The traditional view is that she is was burnt at the stake, but there is no record that happened. The court papers were forwarded to the Scottish Privy Council, but were also returned to Auldearn. In the Privy Council reply, the first side offered a pat on back to the authorities. To paraphrase, it said: “You have done really well, all we could wish for. The privy council is pleased and you have convicted her, good, she is guilty.”

However, there are 15 separate articles in which you begin to get germ of enlightenment vision. The articles asked: “Is there any evidence she was depressed or deluded? Is she suicidal? Does she desire to die? Has she been coerced or tortured? If any of these things are true, you should show leniency and let her go.”

So, she might have been let go.

Dr Callow then looked at why she is significant as cultural icon and for the modern pagan movement.

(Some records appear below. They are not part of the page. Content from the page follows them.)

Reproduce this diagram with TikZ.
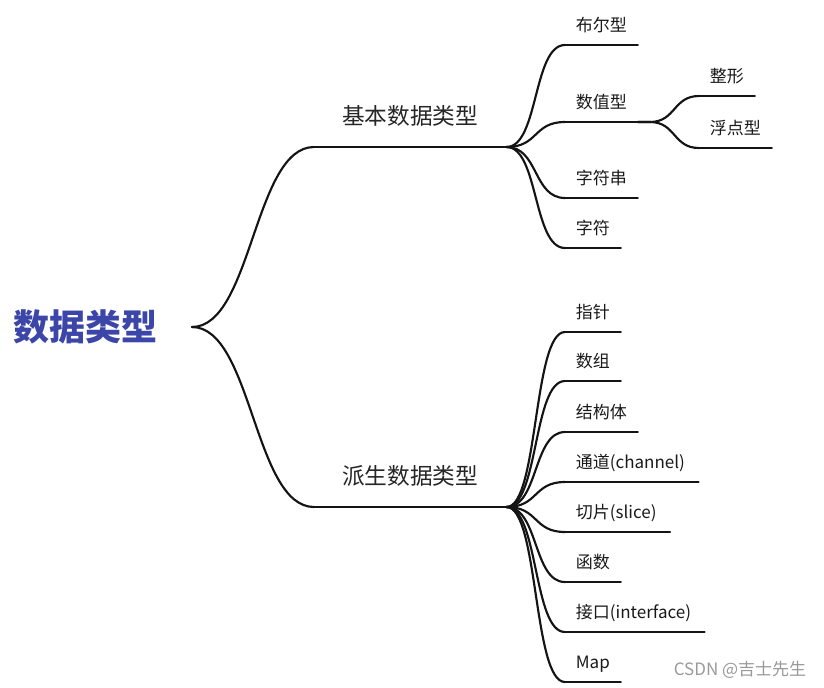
\documentclass[tikz,border=0pt]{standalone}
\usepackage{fontspec}
\usepackage{tikz}
\newfontfamily\cjk{Noto Sans CJK SC}
\definecolor{rootblue}{HTML}{3C46A8}
\definecolor{inkline}{HTML}{141414}

\begin{document}
\begin{tikzpicture}[x=0.75pt, y=-0.75pt,
            rootnode/.style={font=\cjk\fontsize{27}{30}\selectfont\bfseries, text=rootblue,
                text height=23.8pt, text depth=3.2pt, inner xsep=26pt}, % Main topic
            topic/.style={font=\cjk\fontsize{17}{20}\selectfont, text=black!85, anchor=south west,
                text height=15pt, text depth=2pt, inner xsep=21pt, inner ysep=14.75pt}, % Second level
            leaf/.style={font=\cjk\fontsize{12.75}{15}\selectfont, text=black!90, anchor=south west,
                text height=11.2pt, text depth=1.5pt, inner xsep=8pt, inner ysep=8.25pt}, % Third level
            branch/.style={draw=inkline, line width=1.6pt, line cap=round} % Connector lines
            ]
    \useasboundingbox (0,0) rectangle (824,687);

    % Root and the two main topics
    \node[rootnode] (root) at (85,327) {数据类型};
    \node[topic] (basic) at (314,147) {基本数据类型};
    \node[topic] (derived) at (314,507) {派生数据类型};

    % Basic types
    \node[leaf] (bool) at (565,45) {布尔型};
    \node[leaf] (num) at (565,122) {数值型};
    \node[leaf] (str) at (565,198) {字符串};
    \node[leaf] (chr) at (565,248) {字符};
    \node[leaf] (int) at (699,96) {整形};
    \node[leaf] (float) at (699,148) {浮点型};

    % Derived types
    \node[leaf] (ptr) at (565,332) {指针};
    \node[leaf] (arr) at (565,381) {数组};
    \node[leaf] (struct) at (565,432) {结构体};
    \node[leaf, inner xsep=10pt] (chan) at (565,482) {\hspace{-2pt}通道(channel)};
    \node[leaf, inner xsep=10pt] (slice) at (565,532) {\hspace{-2pt}切片(slice)};
    \node[leaf] (func) at (565,582) {函数};
    \node[leaf, inner xsep=10pt] (iface) at (565,632) {\hspace{-2pt}接口(interface)};
    \node[leaf] (map) at (565,682) {Map};

    % Underlines
    \foreach \n in {basic,derived,bool,num,str,chr,int,float,ptr,arr,struct,chan,slice,func,iface,map}
        \draw[branch] (\n.south west) -- (\n.south east);

    % Connectors
    \foreach \n in {basic,derived}
        \draw[branch] (root.east) .. controls +(60,0) and +(-60,0) .. (\n.south west);
    \foreach \n in {bool,num,str,chr}
        \draw[branch] (basic.south east) .. controls +(32,0) and +(-32,0) .. (\n.south west);
    \foreach \n in {int,float}
        \draw[branch] (num.south east) -- ++(12,0) .. controls +(26,0) and +(-26,0) .. (\n.south west);
    \foreach \n in {ptr,arr,struct,chan,slice,func,iface,map}
        \draw[branch] (derived.south east) .. controls +(32,0) and +(-32,0) .. (\n.south west);

    % Watermark
    \node[font=\cjk\fontsize{12.75}{15}\selectfont, text=black!40] (mark) at (740,670) {CSDN @吉士先生};

\end{tikzpicture}
\end{document}
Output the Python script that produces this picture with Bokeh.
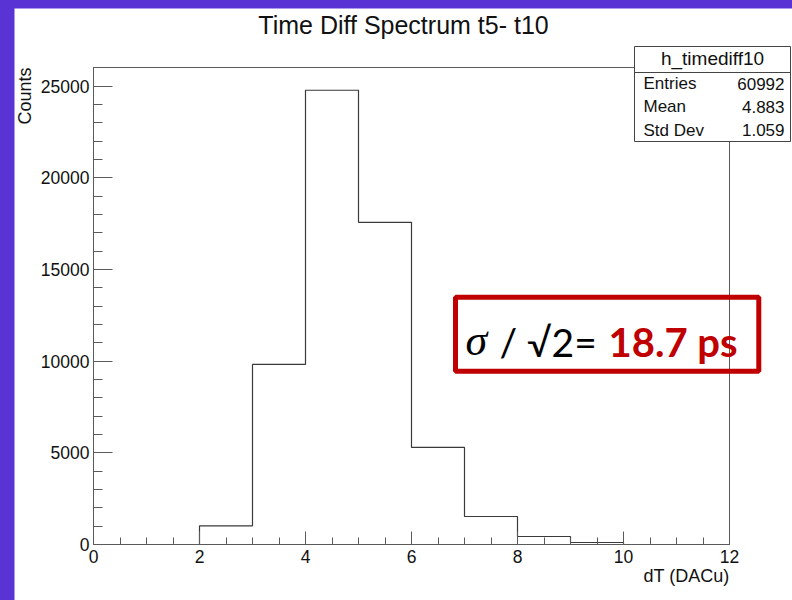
import math
from bokeh.plotting import figure
from bokeh.models import Range1d, SingleIntervalTicker, Label, BoxAnnotation
from bokeh.embed import file_html
from bokeh.resources import INLINE

# ---------------- data ----------------
bin_edges = [0, 1, 2, 3, 4, 5, 6, 7, 8, 9, 10, 11, 12]
counts = [0, 0, 1021, 9825, 24780, 17576, 5295, 1528, 437, 109, 0, 0]
title_text = "Time Diff Spectrum t5- t10"
x_title = "dT (DACu)"
y_title = "Counts"
stat_name = "h_timediff10"
stat_keys = ["Entries", "Mean", "Std Dev"]
stat_vals = ["60992", "4.883", "1.059"]
note_sigma = "\u03c3"
note_black = "/ \u221a2="
note_red = "18.7 ps"

XMIN, XMAX = 0, 12
YMIN, YMAX = 0, 26020

# ---------------- layout (page pixels) ----------------
PAGE_X0, PAGE_Y0 = 14, 8          # white panel offset
W, H = 778, 592
FX0, FX1 = 93.0, 729.0            # page x of XMIN, XMAX
FY0, FY1 = 544.0, 67.0            # page y of YMIN, YMAX
KX = (XMAX - XMIN) / (FX1 - FX0)
KY = (YMAX - YMIN) / (FY0 - FY1)
BASE_SHIFT = 0.35                 # renderer puts alphabetic baseline ~0.35em low


def dx(px):
    return XMIN + (px - FX0) * KX


def dy(py):
    return YMIN + (FY0 - py) * KY


def by(py, size):
    return dy(py - BASE_SHIFT * size)


x_range = Range1d(dx(PAGE_X0), dx(PAGE_X0 + W))
y_range = Range1d(dy(PAGE_Y0 + H), dy(PAGE_Y0))

FONT = "Liberation Sans"
AX = "#5a5a5a"
TXT = "#111111"

p = figure(width=W, height=H, x_range=x_range, y_range=y_range,
           output_backend="svg", toolbar_location=None, min_border=0)
p.margin = (PAGE_Y0, 0, 0, PAGE_X0)
p.title.visible = False
p.background_fill_color = "white"
p.border_fill_color = "white"
p.outline_line_color = None
p.xgrid.visible = False
p.ygrid.visible = False

# plot frame (top / right edges)
p.add_layout(BoxAnnotation(left=XMIN, right=XMAX, bottom=YMIN, top=YMAX, fill_color=None,
                           line_color=AX, line_alpha=1, line_width=1, level="underlay"))

# histogram outline
p.step(bin_edges, counts + [0], mode="after", line_color="#3a3a3a", line_width=1.2)

p.xaxis.ticker = SingleIntervalTicker(interval=2, num_minor_ticks=4)
p.yaxis.ticker = SingleIntervalTicker(interval=5000, num_minor_ticks=5)
p.xaxis.fixed_location = YMIN
p.yaxis.fixed_location = XMIN
p.xaxis.bounds = (XMIN, XMAX)
p.yaxis.bounds = (YMIN, YMAX)
for ax in (p.xaxis[0], p.yaxis[0]):
    ax.major_tick_out = 0
    ax.minor_tick_out = 0
    ax.axis_line_color = AX
    ax.major_tick_line_color = AX
    ax.minor_tick_line_color = AX
    ax.major_label_text_font = FONT
    ax.major_label_text_font_size = "17.5px"
    ax.major_label_text_color = TXT
p.xaxis.major_tick_in = 13
p.xaxis.minor_tick_in = 7
p.xaxis.major_label_standoff = 5
p.yaxis.major_tick_in = 19
p.yaxis.minor_tick_in = 9
p.yaxis.major_label_standoff = 4

# titles
p.add_layout(Label(x=dx(403), y=by(33, 25), text=title_text, text_align="center", text_baseline="alphabetic",
                   text_font=FONT, text_font_size="25px", text_color=TXT))
p.add_layout(Label(x=dx(729), y=by(582, 18), text=x_title, text_align="right", text_baseline="alphabetic",
                   text_font=FONT, text_font_size="18px", text_color=TXT))
p.add_layout(Label(x=dx(31 - BASE_SHIFT * 18), y=dy(67), text=y_title, angle=math.pi / 2, text_align="right",
                   text_baseline="alphabetic", text_font=FONT, text_font_size="18px", text_color=TXT))

# stats box
p.add_layout(BoxAnnotation(left=dx(634), right=dx(790), top=dy(46), bottom=dy(141),
                           fill_color="white", fill_alpha=1, line_color="#444444", line_alpha=1,
                           line_width=1, level="annotation"))
p.add_layout(BoxAnnotation(left=dx(634), right=dx(790), top=dy(72), bottom=dy(72),
                           fill_color=None, line_color="#444444", line_alpha=1, line_width=1,
                           level="annotation"))
p.add_layout(Label(x=dx(712), y=by(64.5, 19), text=stat_name, text_align="center", text_baseline="alphabetic",
                   text_font=FONT, text_font_size="19px", text_color=TXT, level="overlay"))
for i, (k, v) in enumerate(zip(stat_keys, stat_vals)):
    base = 89.3 + 23.1 * i
    p.add_layout(Label(x=dx(643), y=by(base, 17), text=k, text_align="left", text_baseline="alphabetic",
                       text_font=FONT, text_font_size="17px", text_color=TXT, level="overlay"))
    p.add_layout(Label(x=dx(784), y=by(base, 17), text=v, text_align="right", text_baseline="alphabetic",
                       text_font=FONT, text_font_size="17px", text_color=TXT, level="overlay"))

# red note box
p.add_layout(BoxAnnotation(left=dx(455), right=dx(758.3), top=dy(296.7), bottom=dy(370.7),
                           fill_color=None, line_color="#c00000", line_alpha=1, line_width=5,
                           level="overlay"))
p.add_layout(Label(x=dx(465), y=by(355, 44), text=note_sigma, text_align="left", text_baseline="alphabetic",
                   text_font="Liberation Serif", text_font_style="italic", text_font_size="44px",
                   text_color="#000000"))
p.add_layout(Label(x=dx(499), y=by(355, 39), text=note_black, text_align="left", text_baseline="alphabetic",
                   text_font="Lato", text_font_size="39px", text_color="#000000"))
p.add_layout(Label(x=dx(608), y=by(355, 40), text=note_red, text_align="left", text_baseline="alphabetic",
                   text_font="Lato", text_font_style="bold", text_font_size="40px", text_color="#c00000"))

html = file_html(p, INLINE)
style = "<style>html,body{margin:0;padding:0;background:#5a33d4;}</style>"
i = html.rfind("</head>")
html = html[:i] + style + html[i:]
open("out.html", "w").write(html)
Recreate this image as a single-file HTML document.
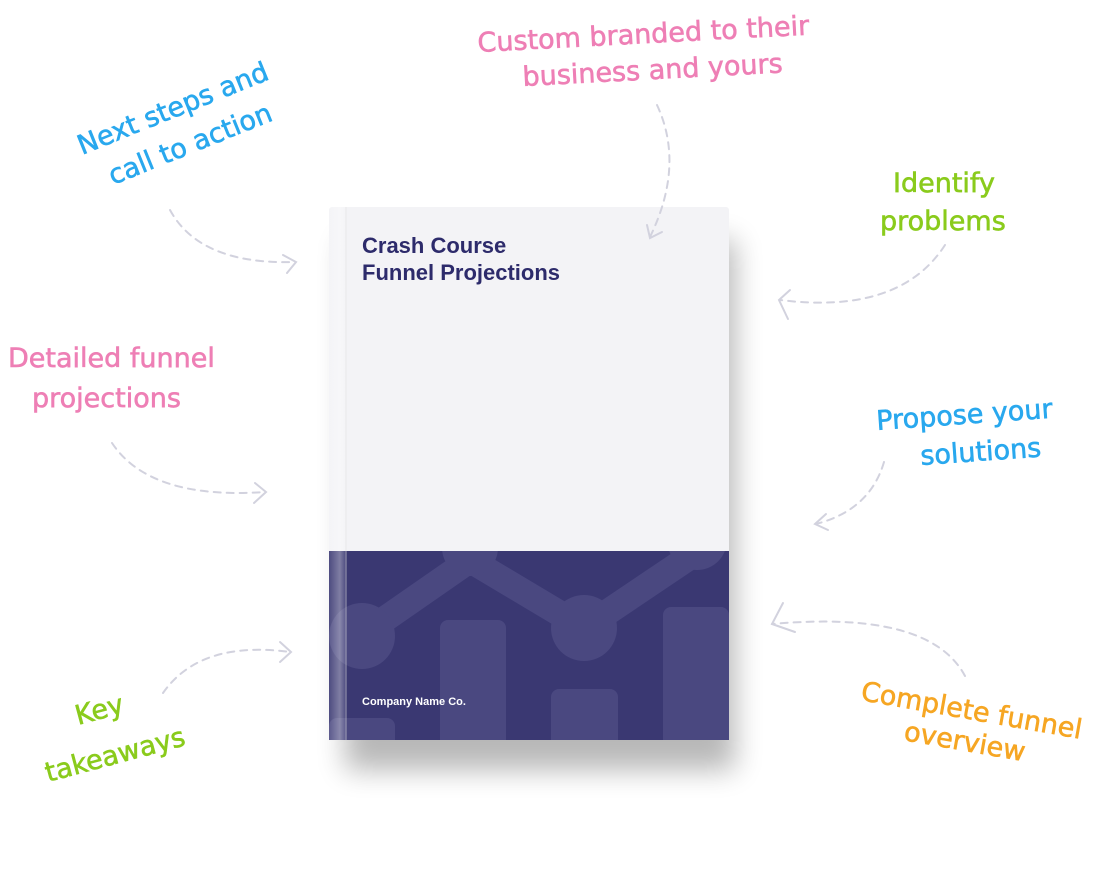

Scottish antiquary Robert Pitcairn discovered Isobel Gowdie’s records in 1833 and sent the details to Walter Scott, who had been toying with the idea of writing about witchcraft. His 1830 book, Letters on Demonology and Witchcraft was published in time for Christmas. It was a book designed to make money and he turned it around fast for that reason.

Scott set down the confessions of Isobel Gowdie, describing her as archetype of Macbeth’s three witches and mooting the idea of the coven. This became rooted in tradition – with Isobel as the maiden of a coven of traditional witches.

Isobel was later recast in several books of fiction, including describing her as a beautiful girl from a good family fallen on hard times, a good Catholic, and having long red hair.

Dianic witchcraft took inspiration from Isobel’s confession that she met her female neighbours in a kirkyard and one book described her drawing down the moon naked there. Margaret Murray tried to systematise witchcraft, so she downplayed the off-the-wall stuff in Isobel’s confessions and overemphasised a system of covens. Margaret Murray posited a ritual calendar in which  witches met at Candlemas. This influenced the modern pagan witchcraft movement. Actually, Isobel more accurately said “about the time of Candlemas" she went into the kirkyard at Auldearn.

With modern rave movement the shamanic power of Isobel’s confessions came to the fore. But if shamanic practices had been going on, there might be more evidence than we have of it.

Dr Callow said that Isobel Gowdie gives us the freedom to dream about the past, because in between the gaps in the court records, “your guess is as good as mine”.

To wrap up, he said that Isobel Gowdie’s case was of conflicting cosmologies, highland traditions and lowland traditions. Without evidence of execution, she probably left court and lived on in obscurity. She was probably just a poor woman who was often hungry and knew folk charms.

You can view Embracing the Darkness: A Cultural History of Witchcraft on Amazon.

The picture at the top shows the main slide at the London Fortean Society Haunted Landscape conference.

Links and previous related posts
http://forteanlondon.blogspot.co.uk/
http://www.badwitch.co.uk/2017/11/2-days-of-gods-curses-haunted-lansdscape.html
http://www.badwitch.co.uk/2016/05/worlds-of-witchcraft-african-and.html

1 comment:

Unknown said...

Interesting. Will buy the book and add to pile to get round to reading. More Scottish witchcraft than English perhaps because the former country was much more remote and closed from modernising influences and better ways of entertaining oneself e.g. theatre, music, dancing round the maypole (subject to Puritan killjoys stopping the foregoing). And of course the wonders of Presbyterianism meant everyone was frightened and guilt-ridden. War and poverty and unrest in the time of Isobel Gowdie (persecuted becoming persecutors) complete an unappetising but fascinating picture.